The figure represents a voltage regulator circuit using a Zener diode. The breakdown voltage of the Zener diode is 6 V and the load resistance is ᴿL = 4kΩ. The series resistance of the circuit is Rᵢ = 1kΩ. If the battery voltage V₈ varies from 8 V to 16 V, what are the minimum and maximum values of the current through Zener diode?
(A) 0.5 mA; 0.6 mA (B) 1 mA; 8.5 mA
(C) 1.5 mA; 8.5 mA (D) 0.5 mA; 8.5 mA

Answer 1

Answer:

b.1mA;8.5mA

Explanation:

kya Karo Yar

Answer 2

The minimum and maximum values of current through zener diode is

(D) 0.5 mA; 8.5 mA  

Explanation:

Given :

Zener breakdown voltage $V_{Z} =$ 6 V

Variable battery voltage = 8 V to 16 V

Load resistance $R_{L}$ = 4 kΩ

Series resistance $R_{i} =$ 1 kΩ

From, KCL equation,

⇒  $I_{R} = I_{Z}+ I_{L}$

For $I_{Zmin}$ we take $I_{R min}$ as a minimum, so input voltage is also minimum.

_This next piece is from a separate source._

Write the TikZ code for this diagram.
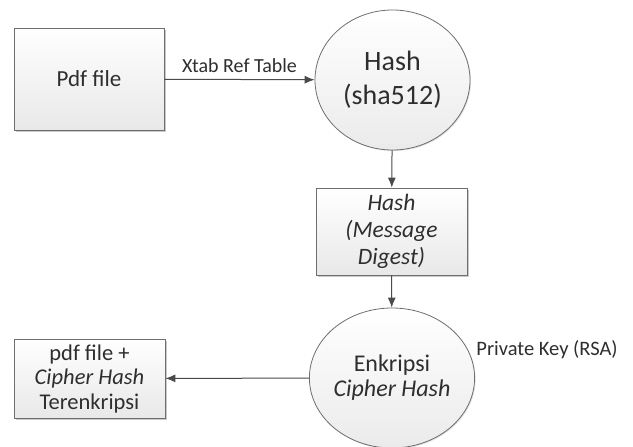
\documentclass[tikz,border=0pt]{standalone}
\usepackage{fontspec}
\setmainfont{Carlito}
\usetikzlibrary{shapes.geometric,arrows.meta,shadows}
\definecolor{strk}{HTML}{6E6E6E}
\definecolor{txt}{HTML}{2E2E2E}
\definecolor{arr}{HTML}{4A4A4A}
\tikzset{
  box/.style={draw=strk, line width=0.8pt, rectangle, align=center, text=txt,
    top color=white, bottom color=black!9, inner sep=0pt,
    drop shadow={shadow xshift=1.5pt, shadow yshift=-1.5pt, fill=black!35, opacity=0.6}},
  proc/.style={draw=strk, line width=0.8pt, ellipse, align=center, text=txt,
    top color=white, bottom color=black!8, inner sep=0pt,
    drop shadow={shadow xshift=1pt, shadow yshift=-1pt, fill=black!25, opacity=0.5}},
  flow/.style={draw=arr, line width=1pt, -{Latex[length=10pt,width=8pt]}},
  lbl/.style={text=txt, inner sep=0pt}
}
\begin{document}
\begin{tikzpicture}[x=1pt,y=-1pt]
\useasboundingbox (0,0) rectangle (633,447);
\node[box, minimum width=150pt, minimum height=102pt, font=\fontsize{23}{27}\selectfont] (pdf) at (89,79) {Pdf file};
\node[proc, minimum width=155pt, minimum height=140pt, font=\fontsize{28}{34}\selectfont] (hash) at (392.5,80) {Hash\\(sha512)};
\node[box, minimum width=151pt, minimum height=87pt, font=\fontsize{23.5}{27}\selectfont\itshape] (md) at (391.5,231.5) {Hash\\(Message\\Digest)};
\node[proc, minimum width=154pt, minimum height=140pt, font=\fontsize{24}{25}\selectfont] (enk) at (392,378) {Enkripsi\\\textit{Cipher Hash}};
\node[box, minimum width=151pt, minimum height=79pt, font=\fontsize{22.5}{24.5}\selectfont] (out) at (89.5,378.5) {pdf file +\\\textit{Cipher Hash}\\Terenkripsi};
\draw[flow] (pdf) -- node[lbl, above=6pt, font=\fontsize{20}{22}\selectfont] {Xtab Ref Table} (hash);
\draw[flow] (hash) -- (md);
\draw[flow] (md) -- (enk);
\draw[flow] (enk) -- (out);
\node[lbl, font=\fontsize{20.5}{22}\selectfont] (pk) at (547,350) {Private Key (RSA)};
\end{tikzpicture}
\end{document}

∴ $I_{Z min} = I_{Rmin} - I_{L}$

From current division rule

⇒ $I_{R min} = \frac{8-6}{1}$ = 2 mA

⇒ $I_{L} = \frac{V_{Z} }{R_{L} } = \frac{6}{4}$ = 1.5 mA

So, $I_{Zmin} = 2 - 1.5 = 0.5$ mA

For $I_{Zmax}$ we take $I_{Rmax}$ as a maximum, so input voltage is also maximum.

∴  $I_{Z max} = I_{Rmax} - I_{L}$

From current division rule,

⇒ $I_{Rmax} = \frac{16-6}{1} = 10$ mA

So, $I_{Zmax} = 10-1.5 = 8.5$ mA

Thus, the minimum and maximum values of current through zener diode is 0.5 mA and 8.5 mA respectively.